Modeling groundwater depletion in Hungary through GRACE and GLDAS observations analyzed with ensemble machine learning models
摘要
Regional modeling of groundwater storage dynamic requires extensive parameterization and conceptualization, often relying on in-situ data collected from monitoring networks. However, the sparse spatial coverage and uneven distribution of these networks can limit the representativeness of such models. The use of remote sensing has greatly enhanced groundwater modeling by providing consistent and spatially comprehensive datasets. Satellite-based Earth observation systems, such as the Gravity Recovery and Climate Experiment (GRACE) and its follow-on mission (GRACE-FO), have significantly improved the ability to monitor water resources across broad spatial and temporal domains, thereby overcoming many of the limitations of traditional monitoring.
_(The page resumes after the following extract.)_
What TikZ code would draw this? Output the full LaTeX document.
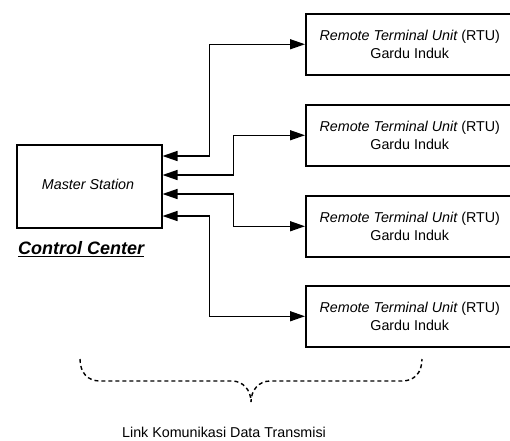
\documentclass[tikz,border=0pt]{standalone}
\usepackage{fontspec}
\setmainfont{Liberation Sans}
\usetikzlibrary{arrows.meta}
\tikzset{
  box/.style={draw, line width=1.5pt, rectangle, inner sep=0pt, anchor=north west},
  rtubox/.style={box, minimum width=208pt, minimum height=61pt, align=center, font=\fontsize{14.3}{18}\selectfont},
  conn/.style={line width=1.4pt, {Triangle[length=15pt,width=10pt]}-{Triangle[length=15pt,width=10pt]}},
  bracestyle/.style={line width=1.4pt, dash pattern=on 4pt off 3pt},
  lbl/.style={inner sep=0pt, font=\fontsize{14.3}{17}\selectfont}
}
\begin{document}
\begin{tikzpicture}[x=1pt,y=-1pt]
\useasboundingbox (0,0) rectangle (510,440);
\begin{scope}
\clip (0,0) rectangle (510,440);
\node[box, minimum width=145pt, minimum height=83pt] (m) at (16,144) {};
\node[lbl] (mt) at (88,184) {\itshape Master Station};
\node[rtubox] (r1) at (305,13) {\itshape Remote Terminal Unit\upshape{} (RTU)\\Gardu Induk};
\node[rtubox] (r2) at (305,104) {\itshape Remote Terminal Unit\upshape{} (RTU)\\Gardu Induk};
\node[rtubox] (r3) at (305,195) {\itshape Remote Terminal Unit\upshape{} (RTU)\\Gardu Induk};
\node[rtubox] (r4) at (305,285) {\itshape Remote Terminal Unit\upshape{} (RTU)\\Gardu Induk};
\end{scope}
\node[inner sep=0pt, anchor=west, font=\fontsize{18}{20}\selectfont\bfseries\itshape] (cc) at (18,249) {\underline{Control Center}};
\draw[conn] ([yshift=-12pt]m.north east) -- ++(47,0) |- (r1.west);
\draw[conn] ([yshift=-31pt]m.north east) -- ++(71,0) |- (r2.west);
\draw[conn] ([yshift=-50pt]m.north east) -- ++(71,0) |- (r3.west);
\draw[conn] ([yshift=-72pt]m.north east) -- ++(47,0) |- (r4.west);
\coordinate (bl) at (80,359);
\coordinate (br) at (422,359);
\coordinate (bt) at (251,402);
\draw[bracestyle] (bl) .. controls (80,373) and (88,381) .. (100,381) -- (232,381)
  .. controls (243,381) and (251,390) .. (bt)
  .. controls (251,390) and (259,381) .. (270,381) -- (402,381)
  .. controls (414,381) and (422,373) .. (br);
\node[lbl] (link) at (224,432) {Link Komunikasi Data Transmisi};
\end{tikzpicture}
\end{document}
In this study, groundwater storage (GWS) changes across Hungary, which is underlain predominantly by transboundary aquifers, were quantified by combining GRACE-derived Terrestrial Water Storage (TWS) anomalies with land surface components from the Global Land Data Assimilation System (GLDAS). To address data gaps in the GRACE time series, a Random Forest (RF) machine learning model was applied to impute missing TWS values. Subsequently, GWS anomalies were estimated by subtracting the GLDAS-based surface water components from the completed TWS records. Future GWS dynamics were further forecasted using a bootstrapped RF ensemble, which produced both point predictions and 95% confidence intervals. A Seasonal-Trend decomposition (STL) analysis indicated continued groundwater depletion in Hungary (-0.0375 to -0.0516 mm/year) with the long-term trend accounted for the majority of GWS variability, while seasonal fluctuations contributed approximately 10–20% of the total variance. The study concluded that under current climatic and usage patterns, several aquifers are at risk of reaching critical depletion levels. This underscores the urgent need for region-specific groundwater management strategies aimed at regulating extraction and promoting sustainable use to safeguard future water security.